One extra set matching Push A lateral raises. Side delts are getting consistent volume twice per week which is the most effective way to develop shoulder width.
One extra set. Your second direct triceps session of the week. Spread the rope ends apart fully at the bottom of each rep for maximum contraction.
One extra set. If you are hitting 10 reps across all sets comfortably, add a weight belt. The pull-up should be progressed just like any other compound movement.
One extra set with more weight. The cable row is one of the most effective mid-back builders. Load it seriously and pause at full contraction on every rep.
One extra set with heavier loading. The single-arm row allows each side to work independently, which catches any imbalance that develops under bilateral loading.

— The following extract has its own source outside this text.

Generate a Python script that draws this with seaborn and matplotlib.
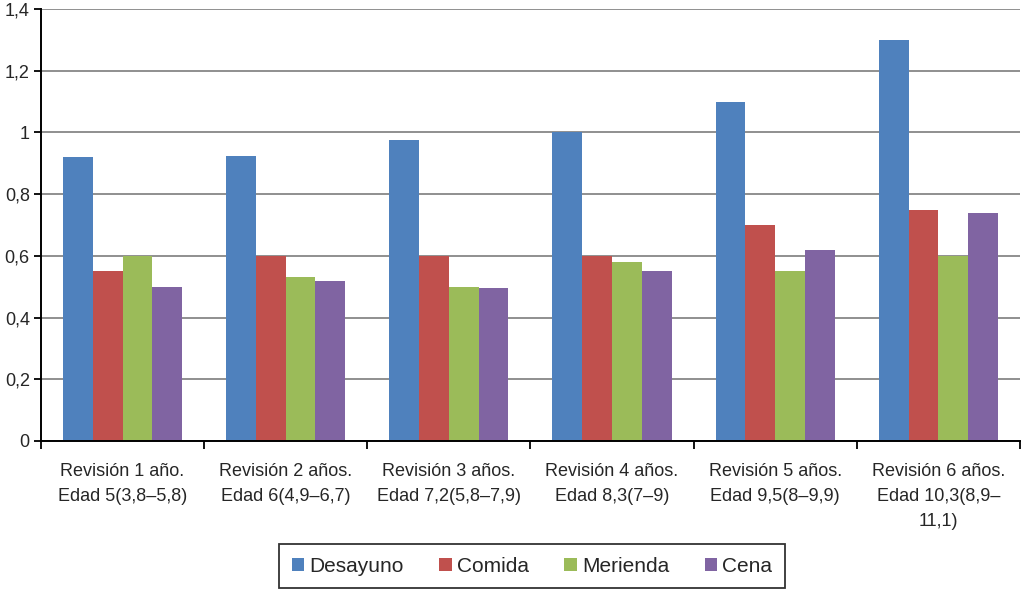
import matplotlib
matplotlib.use("Agg")
import matplotlib.pyplot as plt
import seaborn as sns
import pandas as pd

categories = [
    "Revisión 1 año.\nEdad 5(3,8–5,8)",
    "Revisión 2 años.\nEdad 6(4,9–6,7)",
    "Revisión 3 años.\nEdad 7,2(5,8–7,9)",
    "Revisión 4 años.\nEdad 8,3(7–9)",
    "Revisión 5 años.\nEdad 9,5(8–9,9)",
    "Revisión 6 años.\nEdad 10,3(8,9–\n11,1)",
]
series = ["Desayuno", "Comida", "Merienda", "Cena"]
desayuno = [0.92, 0.925, 0.975, 1.0, 1.1, 1.3]
comida = [0.55, 0.60, 0.60, 0.60, 0.70, 0.75]
merienda = [0.60, 0.53, 0.50, 0.58, 0.55, 0.60]
cena = [0.50, 0.52, 0.495, 0.55, 0.62, 0.74]
yticks = [0, 0.2, 0.4, 0.6, 0.8, 1.0, 1.2, 1.4]
ytick_labels = ["0", "0,2", "0,4", "0,6", "0,8", "1", "1,2", "1,4"]
colors = ["#4F81BD", "#C0504D", "#9BBB59", "#8064A2"]

rows = []
for name, vals in zip(series, [desayuno, comida, merienda, cena]):
    for cat, v in zip(categories, vals):
        rows.append({"cat": cat, "serie": name, "val": v})
df = pd.DataFrame(rows)

sns.set_style("white")
plt.rcParams["font.family"] = ["Liberation Sans", "DejaVu Sans"]

fig = plt.figure(figsize=(10.24, 5.94), dpi=100)
ax = fig.add_axes([0.040, 0.2576, 0.956, 0.7273])

sns.barplot(data=df, x="cat", y="val", hue="serie", order=categories,
            hue_order=series, palette=colors, width=0.73, saturation=1,
            ax=ax, legend=True, linewidth=0)

ax.set_ylim(0, 1.4)
ax.set_xlim(-0.5, len(categories) - 0.5)
ax.set_yticks(yticks)
ax.set_yticklabels(ytick_labels, fontsize=13)
ax.yaxis.grid(True, color="#878787", linewidth=1.3)
ax.set_axisbelow(True)
ax.set_xlabel("")
ax.set_ylabel("")

ax.set_xticks(range(len(categories)))
ax.set_xticklabels(categories, fontsize=13, linespacing=1.6)
ax.tick_params(axis="x", which="major", length=0, pad=16)
ax.set_xticks([i - 0.5 for i in range(len(categories) + 1)], minor=True)
ax.tick_params(axis="x", which="minor", length=6, width=1.3, color="black", direction="out", bottom=True)
ax.tick_params(axis="y", length=5, width=1.3, color="black", direction="out", left=True, pad=3)

for s in ["top", "right"]:
    ax.spines[s].set_visible(False)
for s in ["left", "bottom"]:
    ax.spines[s].set_color("black")
    ax.spines[s].set_linewidth(1.4)

handles, labels = ax.get_legend_handles_labels()
ax.get_legend().remove()
leg = fig.legend(handles, labels, loc="center", bbox_to_anchor=(532 / 1024, 1 - 566 / 594),
                 ncol=4, fontsize=15, frameon=True, fancybox=False, edgecolor="black",
                 handlelength=0.6, handleheight=0.6, handletextpad=0.25, columnspacing=1.7,
                 borderpad=0.6, borderaxespad=0)
leg.get_frame().set_linewidth(1.3)

fig.savefig("out.png", dpi=100)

One extra set. The rear delts and upper back receive significant indirect work from all the rowing on Pull B. Direct rear delt work here reinforces shoulder health across a high pressing week.
Sit back on an incline bench set to roughly 60 degrees, arms hanging straight down. Curl both dumbbells simultaneously. The incline position places the bicep in a stretched starting position that produces a different stimulus to a standing curl.
Nutrition Guidance
Five training sessions per week with heavy compound work across all of them creates a real recovery demand. Your nutrition either supports that recovery or undermines it. Five sessions per week also means significantly more calories burned from training. Many intermediate lifters running high-frequency programs underestimate how much they need to eat. Read our guide on whether to eat back exercise calories for a clear breakdown of how to approach your calorie target on training versus rest days.
Nutrition Priorities
- Protein: 1.6 to 2.2g per kg of bodyweight daily. At 5 sessions per week, sitting toward the higher end of this range supports recovery across consecutive training days.
- Calories: A surplus of 200 to 300 calories above maintenance if muscle gain is the goal. Use our macro calculator to find your number and adjust based on how your weight and performance are trending.
- Carbohydrates: Do not undereat carbohydrates on a 5-day program. Heavy compound sessions run on glycogen. Insufficient carbohydrate intake will hurt your performance, your recovery, and your progress.
- Rest day nutrition: On your two rest days, keep protein the same but reduce carbohydrates slightly. You are not fuelling heavy training sessions on those days.
Five training days per week leaves less room for inconsistency in your nutrition. Our guide on the 80/20 approach to dieting covers how to stay on track across a high-frequency training week without making every meal a stressful decision.